CORNWALL – Cornwall’s recreation department is anticipating a squeeze on its revenue for 2015, which could be partially attributed to high ice fees.
Parks and Recreation General Manager Stephen Alexander and Division Manager Christine Lefebvre presented their departmental budget Friday afternoon.
The parks and recreation department is facing a budget increase of 8.93 per cent or nearly $600,000 due to a drop in revenue and lofty list of capital projects.
The department is anticipating about $3 million in revenue for 2015 while capital projects will mean a strain on the money coming in.
Their report shows several adult regular hockey clients have cancelled their request for ice as of September last year which has put a ding in expected money coming in. “We are still reviewing that (the year-end revenue numbers) so we may be able to come to the table with additional revenues,” said Lefebvre.
“We have people explaining our price of ice is getting high,” Lefebvre said, noting a recent report in the Standard-Freeholder that Cornwall has some of the highest ice costs in the region.
“Our fees are a little bit high for adults,” Lefebvre said, but the recreation committee will review those fees this year.
“That’s what I’m hearing…the price is too high (but) when a bunch of guys have to kick in an extra $2, I don’t buy that,” Coun. Claude McIntosh said.
“It’s just getting ridiculous. It’s no wonder the kids aren’t playing hockey,” added Coun. Mark MacDonald.
But the fee schedule has its supporters. “As for your user fee policy, I think it’s right on,” Coun. Andre Rivette said, “Some of the areas we subsidize but the ratepayers are paying their share.
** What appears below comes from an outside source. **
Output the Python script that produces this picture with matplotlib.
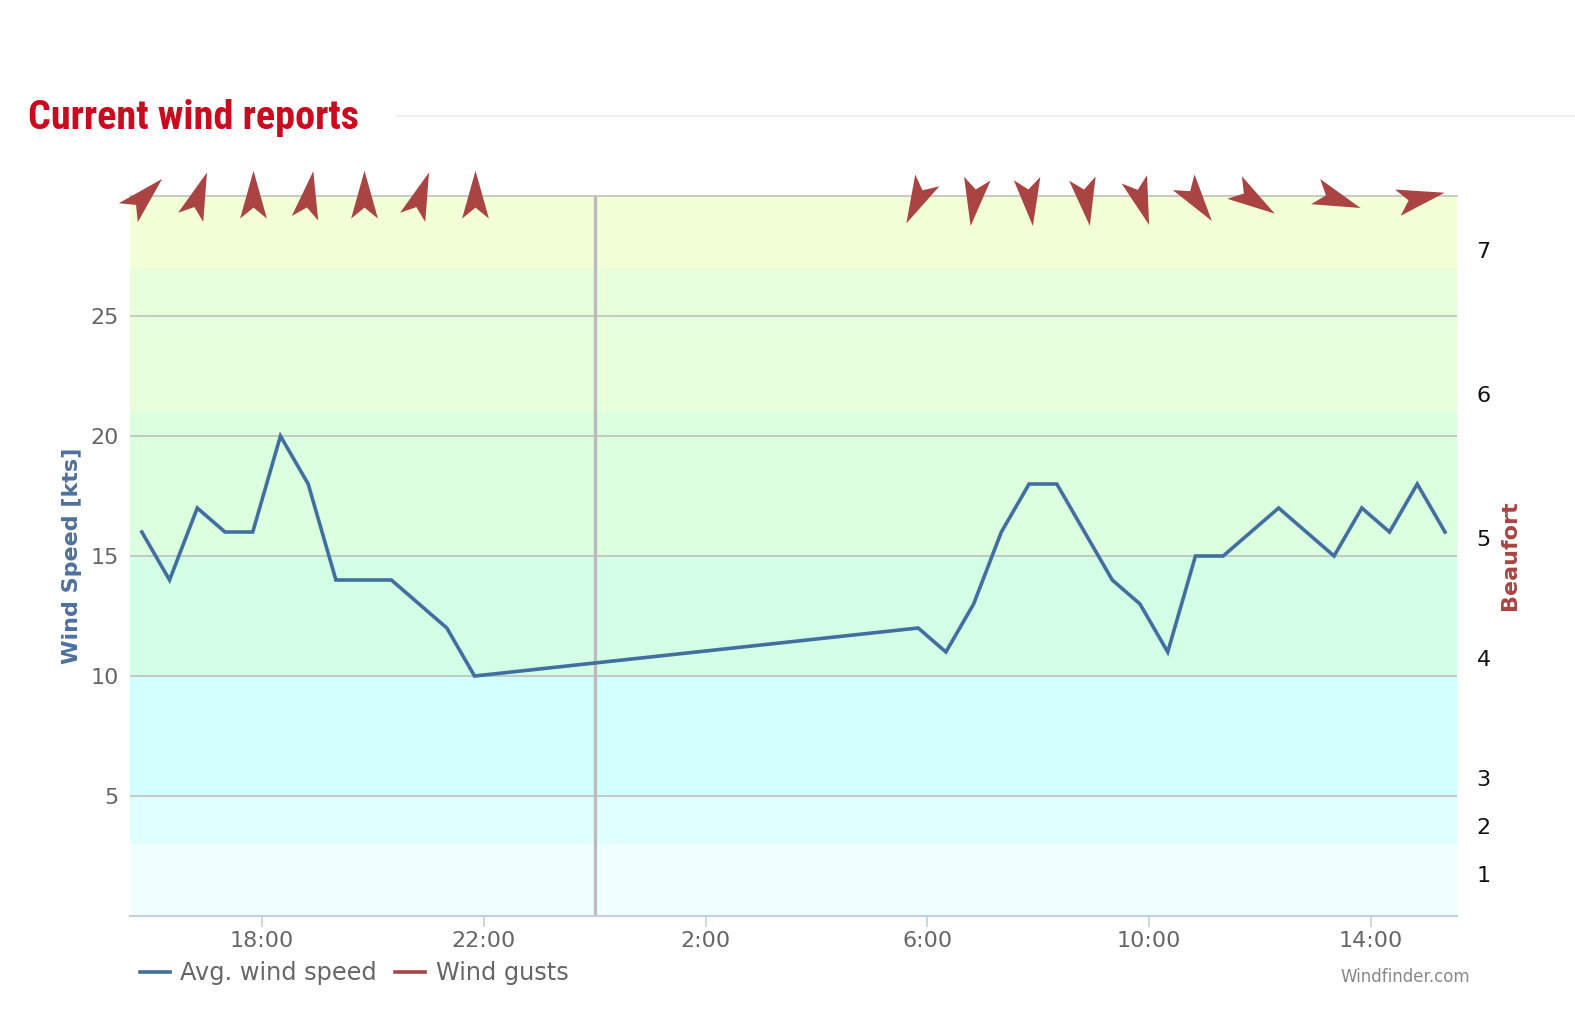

I don’t think we should deviate from it (the user fee policy).”
Lefebvre says the fee structure for all the recreational programs – not just ice time – will be going through a thorough review this year.
As for the capital projects, the parks and recreation department has a big list including replacing the pool deck and three heat exchangers at the Aquatic Center, fixing up filtration systems at the city wading pools, repairing bike paths, replacing partitions in the washrooms at the Civic Complex and replacing a play structure at Snetsinger Park.
The parks and rec manager also said they were able to cut back on overtime hours last year – a reduction of roughly $12,000 – through better scheduling and planning.